This is incorrect. Provided n does not take the value INT_MAX the code is
conforming and the standard mandates how it should behave. The compiler is
allowed to make optimisations that assume n never takes that value such
that in the circumstances where n *would* take that value any behaviour is
acceptable. The compiler is not free to say "I don't know if it would take
that value so I'm unconstrained even if it does not".

>
> regardless of the actual value of n. Taken in isolation, of course this is
> absurd, and no compiler would actually do that. But in the context of an
> entire application, it is very difficult to predict what optimizations the
> compiler will take, what code will be eliminated, what code will be
> reordered, and the nett result is that hard drives may be erased, life
> support systems could be turned off, safety systems can be disabled,
> passwords may be exposed, arbitrary code may be run.
>
> I'm sure that there are ways of guarding against this. There are compiler
> directives that you can use to tell the compiler not to optimize the call
> to foo, or command line switches to give warnings, or you might be able to
> guard against this:
>
> int n = read_from_instrument();
> if n < MAXINT {
>     foo(n);
> }

This is correct. It is now impossible for the addition n+1 to overflow
since we cannot hit that code if n is INT_MAX.

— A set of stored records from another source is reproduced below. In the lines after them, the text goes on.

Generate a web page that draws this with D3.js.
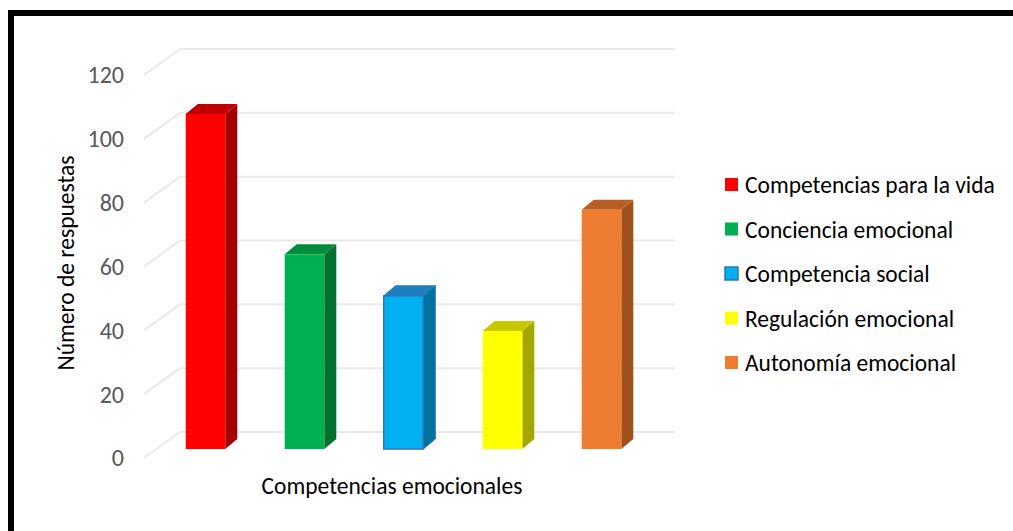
<!DOCTYPE html>
<html><head><meta charset="utf-8">
<script src="https://cdn.jsdelivr.net/npm/d3@7"></script>
<style>
html,body{margin:0;padding:0;background:#fff;}
svg{display:block;font-family:Carlito,"Liberation Sans","DejaVu Sans",sans-serif;}
</style></head>
<body>
<svg id="chart" width="1013" height="531"></svg>
<script>
const categories = ["Competencias para la vida","Conciencia emocional","Competencia social","Regulación emocional","Autonomía emocional"];
const values = [105, 61, 48, 37, 75];
const frontColors = ["#FF0000","#00B050","#00B0F0","#FFFF00","#ED7D31"];
const sideColors = ["#A50000","#00702F","#00729E","#A6A600","#A0501C"];
const topColors = ["#C00000","#008B3C","#1E7EC2","#C8C800","#B85E26"];
const strokeColors = [null,null,"#2E75B6",null,null];
const yTicks = [0,20,40,60,80,100,120];

const svg = d3.select("#chart");

// frame
svg.append("rect").attr("x",11).attr("y",13).attr("width",1100).attr("height",600)
  .attr("fill","none").attr("stroke","#000").attr("stroke-width",6);

const y = d3.scaleLinear().domain([0,120]).range([432,49]);
const x = d3.scaleBand().domain(categories).range([180,675]).paddingInner(0.6).paddingOuter(0.3);

const wallDX = -36, wallDY = 26;
const frontDX = -24, frontDY = 17;
const depthDX = 12, depthDY = -10;

const grid = svg.append("g");
yTicks.forEach(t => {
  grid.append("line").attr("x1",180).attr("x2",675).attr("y1",y(t)).attr("y2",y(t))
    .attr("stroke","#E9E9E9").attr("stroke-width",2);
  grid.append("line").attr("x1",180+wallDX).attr("y1",y(t)+wallDY).attr("x2",180).attr("y2",y(t))
    .attr("stroke","#E9E9E9").attr("stroke-width",2);
  grid.append("text").attr("x",124).attr("y",y(t)+wallDY).attr("dy","0.35em")
    .attr("text-anchor","end").attr("font-size",24).attr("fill","#595959").text(t);
});

const bars = svg.append("g");
categories.forEach((c,i) => {
  const x0 = x(c)+frontDX, x1 = x0 + x.bandwidth();
  const yb = y(0)+frontDY, yt = y(values[i])+frontDY;
  bars.append("path").attr("d",`M${x1},${yb}L${x1+depthDX},${yb+depthDY}L${x1+depthDX},${yt+depthDY}L${x1},${yt}Z`)
    .attr("fill",sideColors[i]).attr("stroke",strokeColors[i]||"none").attr("stroke-width",1);
  bars.append("path").attr("d",`M${x0},${yt}L${x0+depthDX},${yt+depthDY}L${x1+depthDX},${yt+depthDY}L${x1},${yt}Z`)
    .attr("fill",topColors[i]).attr("stroke",strokeColors[i]||"none").attr("stroke-width",1);
  bars.append("rect").attr("x",x0).attr("y",yt).attr("width",x.bandwidth()).attr("height",yb-yt)
    .attr("fill",frontColors[i]).attr("stroke",strokeColors[i]||"none").attr("stroke-width",1.5);
});

svg.append("text").attr("transform","translate(66,263) rotate(-90)")
  .attr("text-anchor","middle").attr("dy","0.35em").attr("font-size",23.5).attr("fill","#000")
  .text("Número de respuestas");
svg.append("text").attr("x",392).attr("y",486).attr("dy","0.35em")
  .attr("text-anchor","middle").attr("font-size",23.5).attr("fill","#000")
  .text("Competencias emocionales");

const leg = svg.append("g");
categories.forEach((c,i) => {
  const ly = 185 + i*44.5;
  leg.append("rect").attr("x",725).attr("y",ly-7).attr("width",13).attr("height",13)
    .attr("fill",frontColors[i]).attr("stroke",strokeColors[i]||"none").attr("stroke-width",1.5);
  leg.append("text").attr("x",745).attr("y",ly).attr("dy","0.35em")
    .attr("font-size",23.5).attr("fill","#000").text(c);
});
</script>
</body></html>
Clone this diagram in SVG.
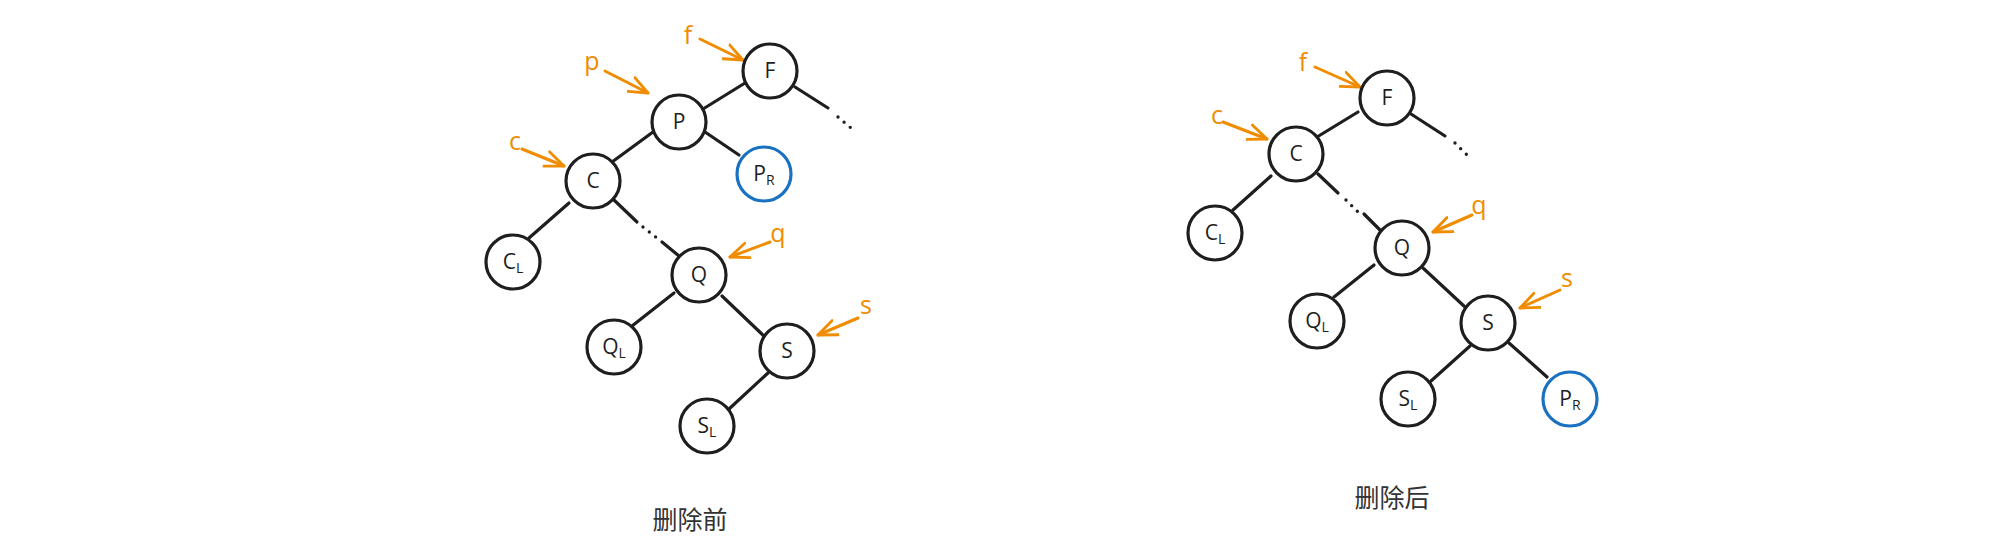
<svg xmlns="http://www.w3.org/2000/svg" width="2005" height="544" viewBox="0 0 2005 544">
<style>
.n{fill:#fff;stroke:#1e1e1e;stroke-width:3.2}
.b{fill:#fff;stroke:#1971c2;stroke-width:3.2}
.t{font-family:"Open Sans","Noto Sans",sans-serif;font-size:21px;fill:#1e1e1e;text-anchor:middle}
.sub{font-size:14px}
.e{stroke:#1e1e1e;stroke-width:3.2;stroke-linecap:round;fill:none}
.d{stroke:#1e1e1e;stroke-width:3.4;stroke-linecap:round;stroke-dasharray:0 8;fill:none}
.o{stroke:#f08c00;stroke-width:3;stroke-linecap:round;fill:none}
.ol{font-family:"Open Sans","Noto Sans",sans-serif;font-size:25px;fill:#f08c00;text-anchor:middle}
.cap{font-family:"Open Sans","Noto Sans CJK SC",sans-serif;font-size:25px;fill:#333;text-anchor:middle}
</style>
<defs>
<marker id="ah" viewBox="0 0 20 20" refX="18" refY="10" markerWidth="22" markerHeight="22" markerUnits="userSpaceOnUse" orient="auto">
<path d="M1,3 L18,10 L1,17" fill="none" stroke="#f08c00" stroke-width="2.6" stroke-linecap="round" stroke-linejoin="round"/>
</marker>
</defs>
<rect width="2005" height="544" fill="#fff"/>
<g id="connectors">
<line class="e" x1="745" y1="83" x2="703" y2="109"/>
<line class="e" x1="795" y1="87" x2="828" y2="108"/>
<path class="d" d="M838,117 L851,128"/>
<line class="e" x1="653" y1="132" x2="612" y2="162"/>
<line class="e" x1="705" y1="132" x2="739" y2="155"/>
<line class="e" x1="569" y1="203" x2="529" y2="238"/>
<line class="e" x1="614" y1="200" x2="637" y2="222"/>
<path class="d" d="M643,227 L657,238"/>
<line class="e" x1="662" y1="242" x2="679" y2="256"/>
<line class="e" x1="674" y1="293" x2="632" y2="326"/>
<line class="e" x1="722" y1="296" x2="765" y2="337"/>
<line class="e" x1="768" y1="373" x2="729" y2="409"/>
<line class="e" x1="1358" y1="112" x2="1317" y2="137"/>
<line class="e" x1="1411" y1="114" x2="1445" y2="136"/>
<path class="d" d="M1455,143 L1467,155"/>
<line class="e" x1="1271" y1="176" x2="1233" y2="210"/>
<line class="e" x1="1318" y1="174" x2="1338" y2="193"/>
<path class="d" d="M1346,200 L1359,213"/>
<line class="e" x1="1364" y1="214" x2="1380" y2="230"/>
<line class="e" x1="1374" y1="265" x2="1334" y2="297"/>
<line class="e" x1="1423" y1="268" x2="1465" y2="307"/>
<line class="e" x1="1470" y1="346" x2="1431" y2="381"/>
<line class="e" x1="1509" y1="343" x2="1547" y2="377"/>
<line class="o" x1="700" y1="39" x2="743" y2="60" marker-end="url(#ah)"/>
<line class="o" x1="605" y1="71" x2="648" y2="93" marker-end="url(#ah)"/>
<line class="o" x1="522" y1="149" x2="564" y2="166" marker-end="url(#ah)"/>
<line class="o" x1="770" y1="242" x2="730" y2="257" marker-end="url(#ah)"/>
<line class="o" x1="858" y1="318" x2="818" y2="335" marker-end="url(#ah)"/>
<line class="o" x1="1315" y1="67" x2="1360" y2="87" marker-end="url(#ah)"/>
<line class="o" x1="1223" y1="122" x2="1267" y2="139" marker-end="url(#ah)"/>
<line class="o" x1="1472" y1="215" x2="1433" y2="232" marker-end="url(#ah)"/>
<line class="o" x1="1560" y1="290" x2="1520" y2="308" marker-end="url(#ah)"/>
</g>
<g id="labels">
<text class="ol" x="688" y="44">f</text>
<text class="ol" x="592" y="70">p</text>
<text class="ol" x="515" y="150">c</text>
<text class="ol" x="778" y="242">q</text>
<text class="ol" x="866" y="314">s</text>
<text class="ol" x="1303" y="71">f</text>
<text class="ol" x="1217" y="124">c</text>
<text class="ol" x="1479" y="214">q</text>
<text class="ol" x="1567" y="287">s</text>
<text class="cap" x="690" y="529">删除前</text>
<text class="cap" x="1392" y="507">删除后</text>
</g>
<g id="before-F"><circle class="n" cx="770" cy="71" r="27"/><text class="t" x="770" y="78">F</text></g>
<g id="before-P"><circle class="n" cx="679" cy="122" r="27"/><text class="t" x="679" y="129">P</text></g>
<g id="before-PR"><circle class="b" cx="764" cy="174" r="27"/><text class="t" x="764" y="181">P<tspan class="sub" dy="4">R</tspan></text></g>
<g id="before-C"><circle class="n" cx="593" cy="181" r="27"/><text class="t" x="593" y="188">C</text></g>
<g id="before-CL"><circle class="n" cx="513" cy="262" r="27"/><text class="t" x="513" y="269">C<tspan class="sub" dy="4">L</tspan></text></g>
<g id="before-Q"><circle class="n" cx="699" cy="275" r="27"/><text class="t" x="699" y="282">Q</text></g>
<g id="before-QL"><circle class="n" cx="614" cy="347" r="27"/><text class="t" x="614" y="354">Q<tspan class="sub" dy="4">L</tspan></text></g>
<g id="before-S"><circle class="n" cx="787" cy="351" r="27"/><text class="t" x="787" y="358">S</text></g>
<g id="before-SL"><circle class="n" cx="707" cy="426" r="27"/><text class="t" x="707" y="433">S<tspan class="sub" dy="4">L</tspan></text></g>
<g id="after-F"><circle class="n" cx="1387" cy="98" r="27"/><text class="t" x="1387" y="105">F</text></g>
<g id="after-C"><circle class="n" cx="1296" cy="154" r="27"/><text class="t" x="1296" y="161">C</text></g>
<g id="after-CL"><circle class="n" cx="1215" cy="233" r="27"/><text class="t" x="1215" y="240">C<tspan class="sub" dy="4">L</tspan></text></g>
<g id="after-Q"><circle class="n" cx="1402" cy="248" r="27"/><text class="t" x="1402" y="255">Q</text></g>
<g id="after-QL"><circle class="n" cx="1317" cy="321" r="27"/><text class="t" x="1317" y="328">Q<tspan class="sub" dy="4">L</tspan></text></g>
<g id="after-S"><circle class="n" cx="1488" cy="323" r="27"/><text class="t" x="1488" y="330">S</text></g>
<g id="after-SL"><circle class="n" cx="1408" cy="399" r="27"/><text class="t" x="1408" y="406">S<tspan class="sub" dy="4">L</tspan></text></g>
<g id="after-PR"><circle class="b" cx="1570" cy="399" r="27"/><text class="t" x="1570" y="406">P<tspan class="sub" dy="4">R</tspan></text></g>
</svg>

> But even the Linux kernel devs have been bitten by this sort of thing.
With
> all the warnings and linters and code checkers and multiple reviews by
> experts, people get bitten by undefined behaviour.

I think you're overegging this a bit. Many experienced programmers get
bitten by bugs while working in many languages. C is more troublesome than
many and there is room for improvement but it's not as dramatic as you
suggest.

> What you can't do is say "foo is safe unless n actually equals MAXINT".
> That's wrong. foo is unsafe if the C compiler is unable to determine at
> compile-time whether or not n could ever, under any circumstances, be
> MAXINT. If n might conceivably ever be MAXINT, then the behaviour of foo
is
> undefined. Not implementation-specific, or undocumented. Undefined, in the
> special C meaning of the term.

I think you've misunderstood this: signed addition that would not overflow
is well defined so the optimiser cannot alter the semantics in that case.
It is free to assume that values that would overflow will not occur and
alter execution in surprising ways but that's not the same as rewriting
valid code on the assumption that an invalid value cannot be proven not to
occur. Rather the onus is on the optimiser to prove that the optimised code
is equivalent for all inputs where behaviour is defined.

--
Oscar